# [What you need to do]
Starting from the top of the material, restate each line exactly until the line that contains "const geneName = 'Potri.002G081400';", which is also copied. Pictures are excluded.

────────────────────

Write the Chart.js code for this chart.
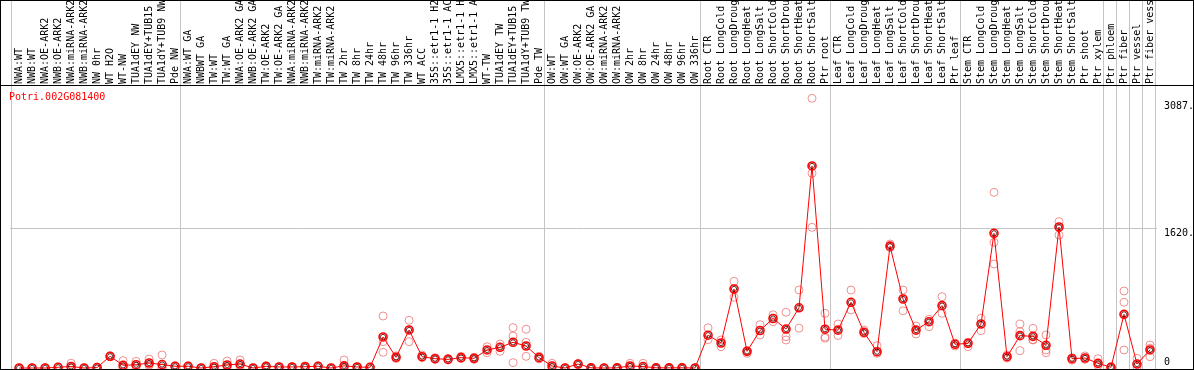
<!DOCTYPE html>
<html>
<head>
<meta charset="utf-8">
<script src="https://cdn.jsdelivr.net/npm/chart.js@4/dist/chart.umd.min.js"></script>
<style>
html,body{margin:0;padding:0;background:#fff;}
#c{display:block;}
</style>
</head>
<body>
<canvas id="c" width="1194" height="370"></canvas>
<script>
const geneName = 'Potri.002G081400';

const categories = [
 'NWA:WT','NWB:WT','NWA:OE-ARK2','NWB:OE-ARK2','NWA:miRNA-ARK2','NWB:miRNA-ARK2','NW 0hr','WT H2O','WT-NW','TUA1dEY NW','TUA1dEY+TUB15 NW','TUA1dY+TUB9 NW','Pde NW',
 'NWA:WT GA','NWBWT GA','TW:WT','TW:WT GA','NWA:OE-ARK2 GA','NWB:OE-ARK2 GA','TW:OE-ARK2','TW:OE-ARK2 GA','NWA:miRNA-ARK2','NWB:miRNA-ARK2','TW:miRNA-ARK2','TW:miRNA-ARK2','TW 2hr','TW 8hr','TW 24hr','TW 48hr','TW 96hr','TW 336hr','WT ACC','35S::etr1-1 H2O','35S::etr1-1 ACC','LMX5::etr1-1 H2O','LMX5::etr1-1 ACC','WT-TW','TUA1dEY TW','TUA1dEY+TUB15 TW','TUA1dY+TUB9 TW','Pde TW',
 'OW:WT','OW:WT GA','OW:OE-ARK2','OW:OE-ARK2 GA','OW:miRNA-ARK2','OW:miRNA-ARK2','OW 2hr','OW 8hr','OW 24hr','OW 48hr','OW 96hr','OW 336hr',
 'Root CTR','Root LongCold','Root LongDrought','Root LongHeat','Root LongSalt','Root ShortCold','Root ShortDrought','Root ShortHeat','Root ShortSalt','Ptr root',
 'Leaf CTR','Leaf LongCold','Leaf LongDrought','Leaf LongHeat','Leaf LongSalt','Leaf ShortCold','Leaf ShortDrought','Leaf ShortHeat','Leaf ShortSalt','Ptr leaf',
 'Stem CTR','Stem LongCold','Stem LongDrought','Stem LongHeat','Stem LongSalt','Stem ShortCold','Stem ShortDrought','Stem ShortHeat','Stem ShortSalt','Ptr shoot','Ptr xylem',
 'Ptr phloem','Ptr fiber','Ptr vessel','Ptr fiber vessel'
];

const meanValues = [
 0,0,0,8,18,0,5,136,31,38,58,40,20,
 20,0,15,35,46,0,19,12,12,15,20,0,25,12,8,360,124,441,131,108,100,120,112,209,240,298,255,120,
 23,0,46,2,0,2,23,17,2,2,2,0,
 380,290,916,193,435,574,452,698,2343,450,
 439,762,414,189,1413,800,439,537,723,275,
 286,510,1562,131,375,367,263,1635,108,116,54,
 8,622,46,209
];

const replicateValues = [
 [0,0],[0,0],[0,0],[5,12],[55,0,0],[0,0],[0,10],[140,130],[85,5,5],[77,20,18],[104,40,30],[151,0,0],[25,15],
 [25,15],[0,0],[54,0,0],[81,15,10],[93,30,15],[0,0],[25,12],[15,8],[15,8],[25,8],[25,15],[0,0],[93,0,0],[15,8],[10,5],[603,305,182],[140,110],[553,441,305],[150,120],[120,100],[110,95],[135,110],[125,100],[247,177],[278,193],[468,371,62],[449,298,135],[136,105],
 [54,0],[0,0],[50,40],[0,5],[0,0],[0,5],[54,10,5],[54,0],[0,5],[0,5],[0,5],[0,0],
 [466,329],[325,247],[1005,820],[170,200],[502,383],[617,537],[646,363,325],[905,462],[3127,2258,1631],[634,360,345],
 [510,377],[904,673],[440,400],[259,170],[1438,1395],[904,663],[487,394],[565,479],[827,634],[255,290],
 [247,300],[576,433],[2037,1457,1206],[150,115],[510,421,201],[460,325,330],[383,209,177],[1697,1542],[90,120],[140,100],[108,30],
 [0,15],[893,762,209],[112,10],[267,131,230]
];

// group boundaries: separator drawn after these category indices
const groupEnds = [-1, 12, 40, 52, 62, 72, 83, 84, 85, 86, 87];

const yTickValues = [0, 1620, 3087];
const yTickLabels = ['0', '1620.', '3087.'];
const yMax = 3270;

const meanData = meanValues.map((v, i) => ({x: i, y: v}));
const repData = [];
replicateValues.forEach((arr, i) => arr.forEach(v => repData.push({x: i, y: v})));

const MONO = '"DejaVu Sans Mono", "Liberation Mono", monospace';

const framePlugin = {
  id: 'frame',
  beforeDraw(chart) {
    const ctx = chart.ctx;
    ctx.save();
    ctx.fillStyle = '#fff';
    ctx.fillRect(0, 0, chart.width, chart.height);
    const xs = chart.scales.x;
    ctx.strokeStyle = '#c4c4c4';
    ctx.lineWidth = 1;
    groupEnds.forEach(g => {
      const px = Math.round(xs.getPixelForValue(g + 0.38)) + 0.5;
      ctx.beginPath();
      ctx.moveTo(px, 0);
      ctx.lineTo(px, chart.height);
      ctx.stroke();
    });
    ctx.restore();
  },
  afterDraw(chart) {
    const ctx = chart.ctx;
    const ys = chart.scales.y;
    ctx.save();
    ctx.strokeStyle = '#000';
    ctx.lineWidth = 1;
    ctx.strokeRect(0.5, 0.5, chart.width - 1, chart.height - 1);
    ctx.beginPath();
    ctx.moveTo(0, 85.5);
    ctx.lineTo(chart.width, 85.5);
    ctx.stroke();
    ctx.fillStyle = '#ff0000';
    ctx.font = '10px ' + MONO;
    ctx.textBaseline = 'middle';
    ctx.textAlign = 'left';
    ctx.fillText(geneName, 9, 97);
    ctx.fillStyle = '#000';
    yTickValues.forEach((v, i) => {
      const py = ys.getPixelForValue(v);
      ctx.textBaseline = v === 0 ? 'bottom' : 'top';
      ctx.fillText(yTickLabels[i], 1164, v === 0 ? py - 1 : py);
    });
    ctx.restore();
  }
};

new Chart(document.getElementById('c'), {
  type: 'line',
  data: {
    datasets: [
      {
        label: 'replicates',
        data: repData,
        showLine: false,
        pointStyle: 'circle',
        pointRadius: 4,
        pointBorderWidth: 1,
        pointBorderColor: 'rgba(235,110,110,0.75)',
        pointBackgroundColor: 'rgba(0,0,0,0)',
        order: 3,
        clip: false
      },
      {
        label: geneName,
        data: meanData,
        borderColor: '#ff0000',
        borderWidth: 1,
        pointStyle: 'circle',
        pointRadius: 4,
        pointBorderWidth: 1.6,
        pointBorderColor: '#ff0000',
        pointBackgroundColor: 'rgba(0,0,0,0)',
        tension: 0,
        order: 2,
        clip: false
      },
      {
        label: 'inner',
        data: meanData,
        showLine: false,
        pointStyle: 'circle',
        pointRadius: 2.6,
        pointBorderWidth: 0.8,
        pointBorderColor: '#400000',
        pointBackgroundColor: 'rgba(0,0,0,0)',
        order: 1,
        clip: false
      }
    ]
  },
  options: {
    responsive: false,
    animation: false,
    devicePixelRatio: 1,
    layout: {autoPadding: false, padding: {left: 10, top: 0, right: 0, bottom: 2}},
    plugins: {legend: {display: false}, tooltip: {enabled: false}, title: {display: false}},
    scales: {
      x: {
        type: 'linear',
        position: 'top',
        min: -0.7,
        max: 87.5,
        afterBuildTicks: s => { s.ticks = categories.map((c, i) => ({value: i})); },
        afterFit: s => { s.height = 86; s.paddingLeft = 0; s.paddingRight = 0; },
        ticks: {
          autoSkip: false,
          maxRotation: 90,
          minRotation: 90,
          padding: 2,
          labelOffset: 12,
          color: '#000',
          font: {family: MONO, size: 10},
          callback: v => categories[v]
        },
        grid: {display: false, drawTicks: false},
        border: {display: false}
      },
      y: {
        type: 'linear',
        position: 'right',
        min: 0,
        max: yMax,
        afterBuildTicks: s => { s.ticks = yTickValues.map(v => ({value: v})); },
        afterFit: s => { s.width = 37.5; s.paddingTop = 0; s.paddingBottom = 0; },
        ticks: {display: false},
        grid: {
          drawTicks: false,
          color: c => (c.tick && c.tick.value === 1620) ? '#c4c4c4' : 'rgba(0,0,0,0)'
        },
        border: {display: false}
      }
    }
  },
  plugins: [framePlugin]
});
</script>
</body>
</html>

────────────────────

# [Output for this task]
Write the Chart.js code for this chart.
<!DOCTYPE html>
<html>
<head>
<meta charset="utf-8">
<script src="https://cdn.jsdelivr.net/npm/chart.js@4/dist/chart.umd.min.js"></script>
<style>
html,body{margin:0;padding:0;background:#fff;}
#c{display:block;}
</style>
</head>
<body>
<canvas id="c" width="1194" height="370"></canvas>
<script>
const geneName = 'Potri.002G081400';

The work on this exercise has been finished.